Oswalt Park on the main four corners of Vicksburg’s downtown, once had a large group of imposing buildings that housed an A&P grocery store, a post office, a clothing store, offices on the second floor and the Sun Theater. The buildings were torn down in the early 1970s to create the park when the bank, at that time known as First National Bank, decided to raze the Stofflet Block.

Enter the Historic Footsteps Program an arm of the Vicksburg Historical Society. The Footprints committee has been working over the last five years to place bronze plaques on various buildings in the community to mark their historic significance. This plaque recently placed in Oswalt Park was years in the making. Mike Hardy the “artist in residence,” drawing of the buildings is the highlight of the newest plaque that has been erected. On the reverse side of the plaque are photos of the interior of the various retail establishments that were once housed in the Stofflet Block.

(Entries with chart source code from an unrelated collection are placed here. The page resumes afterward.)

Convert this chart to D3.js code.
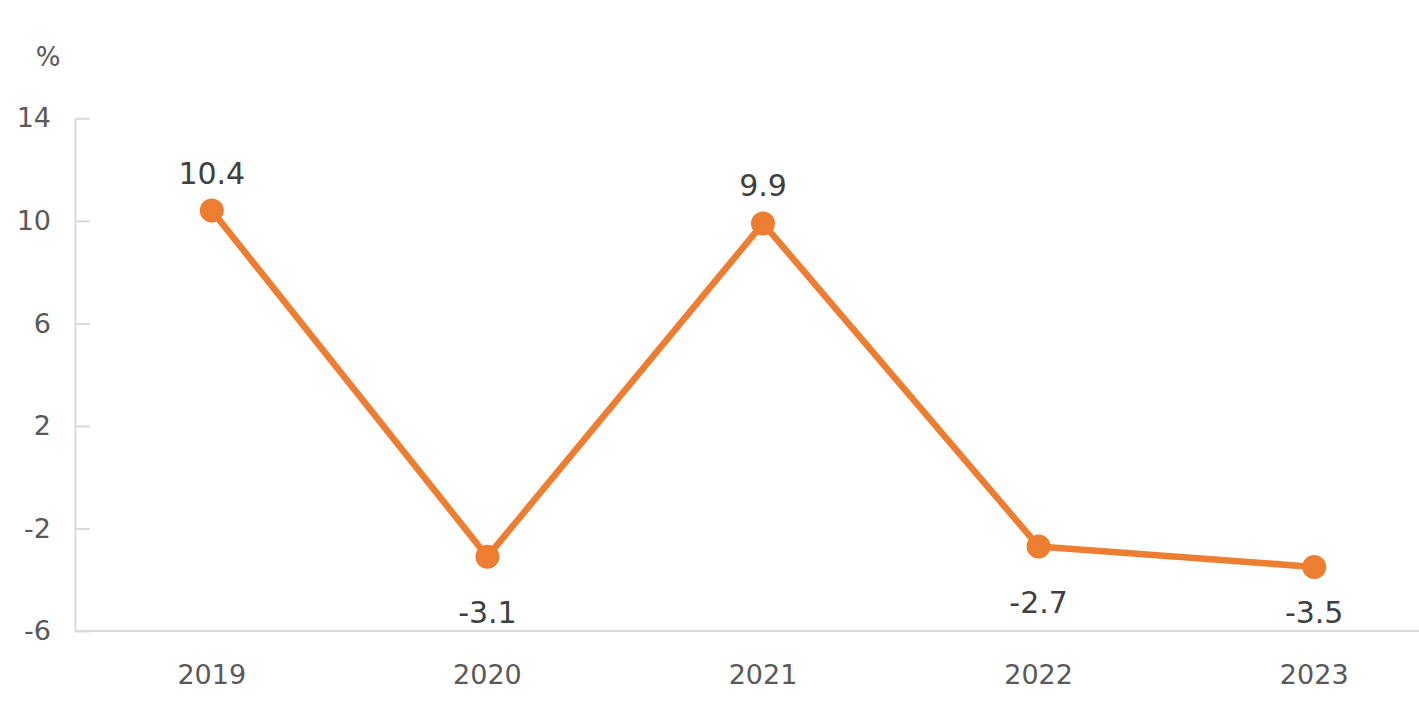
<!DOCTYPE html>
<html><head><meta charset="utf-8">
<script src="https://cdn.jsdelivr.net/npm/d3@7"></script>
<style>html,body{margin:0;padding:0;background:#fff;}svg{display:block;}</style>
</head><body>
<script>
const years = ["2019","2020","2021","2022","2023"];
const values = [10.4, -3.1, 9.9, -2.7, -3.5];
const yTicks = [14, 10, 6, 2, -2, -6];
const unitLabel = "%";

const W = 1419, H = 723;
const svg = d3.select("body").append("svg").attr("width", W).attr("height", H);
const font = "'DejaVu Sans', sans-serif";

const x = d3.scaleBand().domain(years).range([74, 1452]);
const y = d3.scaleLinear().domain([-6, 14]).range([631, 118.3]);
const cx = d => x(d) + x.bandwidth() / 2;

// y axis
const yAxis = svg.append("g").attr("transform", "translate(75,0)")
  .call(d3.axisLeft(y).tickValues(yTicks).tickFormat(d => String(d)).tickSizeInner(-15).tickSizeOuter(0));
yAxis.select(".domain").attr("stroke", "#d9d9d9").attr("stroke-width", 2);
yAxis.selectAll(".tick line").attr("stroke", "#d9d9d9").attr("stroke-width", 2);
yAxis.selectAll(".tick text").attr("fill", "#595959").attr("font-size", 27).attr("font-family", font)
  .attr("text-anchor", "end").attr("x", -24);

// x axis
const xAxis = svg.append("g").attr("transform", "translate(0,631)")
  .call(d3.axisBottom(x).tickSize(0).tickPadding(34));
xAxis.select(".domain").attr("stroke", "#d9d9d9").attr("stroke-width", 2).attr("d", "M75,0H1452");
xAxis.selectAll(".tick text").attr("fill", "#595959").attr("font-size", 27).attr("font-family", font);

svg.append("text").attr("x", 48).attr("y", 66).attr("text-anchor", "middle")
  .attr("fill", "#595959").attr("font-size", 26).attr("font-family", font).text(unitLabel);

const pts = years.map((yr, i) => ({yr, v: values[i]}));
svg.append("path").datum(pts)
  .attr("fill", "none").attr("stroke", "#ED7D31").attr("stroke-width", 6.5).attr("stroke-linejoin", "round")
  .attr("d", d3.line().x(d => cx(d.yr)).y(d => y(d.v)));
svg.selectAll("circle.pt").data(pts).join("circle")
  .attr("cx", d => cx(d.yr)).attr("cy", d => y(d.v)).attr("r", 12).attr("fill", "#ED7D31");

svg.selectAll("text.lbl").data(pts).join("text").attr("class", "lbl")
  .attr("x", d => cx(d.yr))
  .attr("y", (d, i) => i === 0 || i === 2 ? y(d.v) - 27 : Math.min(y(d.v) + 67, 623))
  .attr("text-anchor", "middle").attr("fill", "#404040").attr("font-size", 30).attr("font-family", font)
  .text(d => d.v.toFixed(1));
</script>
</body></html>
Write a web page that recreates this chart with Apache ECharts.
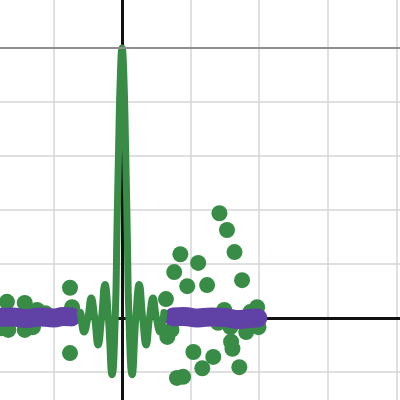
<!DOCTYPE html>
<html>
<head>
<meta charset="utf-8">
<script src="https://cdn.jsdelivr.net/npm/echarts@6/dist/echarts.min.js"></script>
<style>
  html, body { margin: 0; padding: 0; background: #fff; overflow: hidden; width: 400px; height: 400px; }
  /* chart is a bit bigger than the window so the axes land where the reference has them */
  #chart { position: absolute; left: -15px; top: -6px; width: 425px; height: 432px; }
</style>
</head>
<body>
<div id="chart"></div>
<script>
  // green wave (zeros + peaks)
  var curveX = [-0.61, -0.6, -0.555, -0.5, -0.45, -0.4, -0.35, -0.3, -0.25, -0.2, -0.146, -0.1, -0.075, -0.05, -0.025, 0,
                0.025, 0.05, 0.075, 0.1, 0.146, 0.2, 0.25, 0.3, 0.35, 0.4, 0.45, 0.5, 0.555, 0.6, 0.61];
  var curveY = [0.1, 0, -0.26, 0, 0.37, 0, -0.5, 0, 0.62, 0, -1.05, 0, 1.6, 3.2, 4.5, 5,
                4.5, 3.2, 1.6, 0, -1.05, 0, 0.62, 0, -0.5, 0, 0.37, 0, -0.26, 0, 0.1];

  // green dots
  var dotX = [-1.76, -1.68, -1.42, -1.24, -1.66, -1.42, -1.30, -1.12, -0.91, -0.76, -0.73, -0.76, -0.66,
              1.42, 1.53, 1.64, 1.75, 0.85, 1.11, 0.76, 0.95, 1.24, 0.64, 1.49, 1.97, 1.87, 1.99, 1.81,
              1.58, 1.59, 1.61, 0.66, 0.72, 1.04, 1.33, 1.17, 1.71, 0.80, 0.89, 1.40];
  var dotY = [-0.19, 0.30, 0.28, 0.15, -0.22, -0.22, -0.17, 0.09, 0.04, 0.56, 0.20, -0.65, 0.04,
              1.94, 1.63, 1.22, 0.70, 1.18, 1.02, 0.85, 0.59, 0.61, 0.35, 0.15, 0.20, 0.11, -0.17, -0.26,
              -0.17, -0.44, -0.57, -0.35, -0.22, -0.63, -0.72, -0.93, -0.91, -1.11, -1.09, -0.09];

  // purple band
  var bandLeftX = [-1.9, -1.6, -1.4, -1.2, -1.0, -0.85, -0.74];
  var bandLeftY = [0.0, 0.02, -0.01, 0.02, 0.0, 0.03, 0.02];
  var bandRightX = [0.75, 0.9, 1.1, 1.3, 1.5, 1.7, 1.85, 1.98];
  var bandRightY = [0.02, 0.03, 0.0, 0.02, 0.01, -0.03, -0.01, 0.0];

  var refLine = 5;

  function pairs(xs, ys) {
    return xs.map(function (x, i) { return [x, ys[i]]; });
  }

  var green = '#388c46';
  var purple = '#6042a6';

  var option = {
    animation: false,
    grid: { left: 0, right: 0, top: 0, bottom: 0 },
    xAxis: {
      type: 'value', min: -2, max: 4.2, interval: 1,
      axisLine: { onZero: true, lineStyle: { color: '#111', width: 3 } },
      axisTick: { show: false },
      axisLabel: { show: false },
      splitLine: { lineStyle: { color: '#d6d6d6', width: 1.5 } }
    },
    yAxis: {
      type: 'value', min: -2, max: 6, interval: 1,
      axisLine: { onZero: true, lineStyle: { color: '#111', width: 3 } },
      axisTick: { show: false },
      axisLabel: { show: false },
      splitLine: { lineStyle: { color: '#d6d6d6', width: 1.5 } }
    },
    series: [
      {
        type: 'scatter',
        data: pairs(dotX, dotY),
        symbolSize: 16,
        itemStyle: { color: green, opacity: 1 },
        markLine: {
          silent: true,
          symbol: 'none',
          label: { show: false },
          lineStyle: { color: '#8f8f8f', width: 2, type: 'solid' },
          data: [{ yAxis: refLine }]
        },
        z: 2
      },
      {
        type: 'line',
        data: pairs(bandLeftX, bandLeftY),
        smooth: true,
        showSymbol: false,
        lineStyle: { color: purple, width: 19, cap: 'round' },
        z: 3
      },
      {
        type: 'line',
        data: pairs(bandRightX, bandRightY),
        smooth: true,
        showSymbol: false,
        lineStyle: { color: purple, width: 19, cap: 'round' },
        z: 3
      },
      {
        type: 'line',
        data: pairs(curveX, curveY),
        smooth: 0.5,
        showSymbol: false,
        lineStyle: { color: green, width: 7, join: 'round', cap: 'round' },
        z: 4
      }
    ]
  };

  var myChart = echarts.init(document.getElementById('chart'));
  myChart.setOption(option);
  window.addEventListener('resize', function () { myChart.resize(); });
</script>
</body>
</html>
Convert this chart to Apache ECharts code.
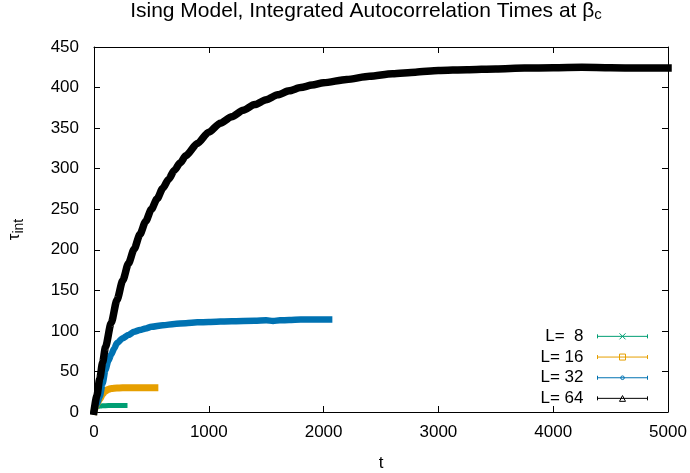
<!DOCTYPE html>
<html>
<head>
<meta charset="utf-8">
<script src="https://cdn.jsdelivr.net/npm/echarts@6/dist/echarts.min.js"></script>
<style>
  html, body { margin: 0; padding: 0; background: #fff; }
  #chart { width: 690px; height: 473px; }
</style>
</head>
<body>
<div id="chart"></div>
<script>
// Integrated autocorrelation time tau_int(t) for several lattice sizes L
const seriesNames = ['L=  8', 'L= 16', 'L= 32', 'L= 64'];

const tL8 = [0, 10, 20, 30, 50, 75, 100, 150, 200, 270];
const tauL8 = [1, 3.5, 5.5, 6.5, 7.3, 7.6, 7.8, 8, 8, 8];

const tL16 = [0, 10, 25, 50, 75, 100, 125, 150, 200, 300, 400, 530];
const tauL16 = [1, 5, 10, 16, 22, 26, 28, 29, 29.5, 30, 30, 30];

const tL32 = [0, 25, 50, 75, 100, 125, 150, 175, 200, 250, 300, 350, 400, 450, 500,
  600, 700, 800, 900, 1000, 1200, 1400, 1500, 1560, 1620, 1700, 1800, 1900, 2000, 2048];
const tauL32 = [1, 10, 19, 35, 52, 63, 71, 78, 85, 91, 95, 99, 101, 103, 105,
  107, 108.5, 109.5, 110.5, 111, 112, 112.5, 113, 112.3, 113, 113.5, 114, 114, 114, 114];

const tL64 = [0, 25, 50, 75, 100, 150, 200, 250, 300, 350, 400, 450, 500, 550, 600,
  650, 700, 750, 800, 900, 1000, 1100, 1200, 1300, 1400, 1500, 1600, 1700, 1800, 1900,
  2000, 2200, 2400, 2600, 2800, 3000, 3250, 3500, 3750, 4000, 4250, 4500, 4750, 5000];
const tauL64 = [1, 20, 41, 61, 80, 110, 138, 162, 183, 201, 219, 235, 250, 263, 276,
  287, 298, 307, 316, 331, 345, 356, 364, 372, 379, 385, 391, 396, 400, 403,
  406, 410, 414, 417, 419, 421, 422, 423, 424, 424.5, 425, 424.5, 424, 424];

const xTicks = { min: 0, max: 5000, step: 1000 };
const yTicks = { min: 0, max: 450, step: 50 };

const colors = ['#009e73', '#e69f00', '#0072b2', '#000000'];
const bandWidths = [5, 7, 6.5, 7.5];

// Legend key: error-bar style sample with the point type in the middle
const capsPath = 'M0 3L0 7M0 5L50 5M50 3L50 7';
const markerPaths = [
  'M22 2L28 8M22 8L28 2',
  'M22 2L28 2L28 8L22 8Z',
  'M23.2 5A1.8 1.8 0 1 1 26.8 5A1.8 1.8 0 1 1 23.2 5Z',
  'M22 8L25 2.2L28 8Z'
];

const FONT = '"Liberation Sans", Arial, sans-serif';

function pairs(ts, vs) {
  return ts.map((t, i) => [t, vs[i]]);
}
const seriesData = [pairs(tL8, tauL8), pairs(tL16, tauL16), pairs(tL32, tauL32), pairs(tL64, tauL64)];

const axisCommon = {
  type: 'value',
  axisLine: { show: true, onZero: false, lineStyle: { color: '#000', width: 1 } },
  axisTick: { show: true, inside: true, length: 6, lineStyle: { color: '#000' } },
  splitLine: { show: false }
};

const option = {
  animation: false,
  backgroundColor: '#fff',
  textStyle: { fontFamily: FONT },
  title: {
    text: 'Ising Model, Integrated Autocorrelation Times at {b|β}{s|c}',
    left: 366,
    textAlign: 'center',
    top: 0,
    padding: 0,
    textStyle: {
      fontFamily: FONT, fontSize: 21, fontWeight: 'normal', color: '#000', lineHeight: 22,
      rich: {
        b: { fontFamily: FONT, fontSize: 21, color: '#000', lineHeight: 22, verticalAlign: 'middle' },
        s: { fontFamily: FONT, fontSize: 15, color: '#000', lineHeight: 22, verticalAlign: 'bottom' }
      }
    }
  },
  grid: { left: 94, right: 22, top: 47, bottom: 61, containLabel: false, outerBoundsMode: 'none' },
  legend: {
    orient: 'vertical',
    right: 37,
    top: 321,
    align: 'right',
    itemWidth: 50,
    itemHeight: 10,
    itemGap: 0,
    selectedMode: false,
    textStyle: { fontFamily: FONT, fontSize: 17, color: '#000', lineHeight: 20.7, padding: [0, 9, 0, 0] },
    data: seriesNames.map((n, i) => ({
      name: n,
      icon: 'path://' + capsPath + markerPaths[i],
      itemStyle: { color: 'rgba(0,0,0,0)', borderColor: colors[i], borderWidth: 1 }
    }))
  },
  xAxis: [
    Object.assign({}, axisCommon, {
      position: 'bottom',
      min: xTicks.min, max: xTicks.max, interval: xTicks.step,
      name: 't',
      nameLocation: 'middle',
      nameGap: 43,
      nameTextStyle: { fontFamily: FONT, fontSize: 17, color: '#000' },
      axisLabel: { margin: 12, fontFamily: FONT, fontSize: 17, color: '#000', formatter: v => String(v) }
    }),
    Object.assign({}, axisCommon, {
      position: 'top',
      min: xTicks.min, max: xTicks.max, interval: xTicks.step,
      axisLabel: { show: false }
    })
  ],
  yAxis: [
    Object.assign({}, axisCommon, {
      position: 'left',
      min: yTicks.min, max: yTicks.max, interval: yTicks.step,
      name: '{t|τ}{i|int}',
      nameLocation: 'middle',
      nameGap: 68,
      nameRotate: 90,
      nameTextStyle: {
        color: '#000',
        rich: {
          t: { fontFamily: FONT, fontSize: 17, color: '#000', lineHeight: 24, verticalAlign: 'middle' },
          i: { fontFamily: FONT, fontSize: 14, color: '#000', lineHeight: 24, verticalAlign: 'bottom' }
        }
      },
      axisLabel: { margin: 15, fontFamily: FONT, fontSize: 17, color: '#000', formatter: v => String(v) }
    }),
    Object.assign({}, axisCommon, {
      position: 'right',
      min: yTicks.min, max: yTicks.max, interval: yTicks.step,
      axisLabel: { show: false }
    })
  ],
  series: seriesNames.map((n, i) => ({
    name: n,
    type: 'line',
    xAxisIndex: 0,
    yAxisIndex: 0,
    data: seriesData[i],
    showSymbol: false,
    clip: false,
    smooth: 0.25,
    smoothMonotone: 'x',
    color: colors[i],
    lineStyle: { color: colors[i], width: bandWidths[i], cap: 'square', join: 'round' },
    emphasis: { disabled: true }
  }))
};

const chart = echarts.init(document.getElementById('chart'), null, { renderer: 'canvas' });
chart.setOption(option);
</script>
</body>
</html>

The large metal signs have a special coating that protect the painting and photographic images from fading and make the surface weather and vandal resistant. The original painting and text was digitized by Kal-Blue and the sign was made by Sign Art. Two village light poles were reclaimed from the Department of Public Works’ yard and incorporated into the sign frame which was engineered and painted by SignArt. Fred Reiner and fellow woodworkers made the finials for the top of the poles. The DPW dug the holes, poured the concrete and erected the sign in the park.

A dedication for this imposing plaque will take place on Sunday, November 12 at noon in the park according to Kristina Powers Aubry who has been the de facto leader of the plaque committee. Everyone is invited to celebrate what has turned out to be an imposing monument to the history of the village, Aubry said.

The Footsteps committee was introduced in 2013 by the Vicksburg Historical Society to identify buildings and locations in the Village of Vicksburg of historical significance. Twenty-five locations have been identified: eight have been completed and marked with bronze plaques, seven are in process and 13 more are planned to be finished by the end of 2019. All of the plaques were financed by private donations, Aubry said. Others serving on the committee were Ted Vliek, Bonnie Holmes, and Margaret Kerchief.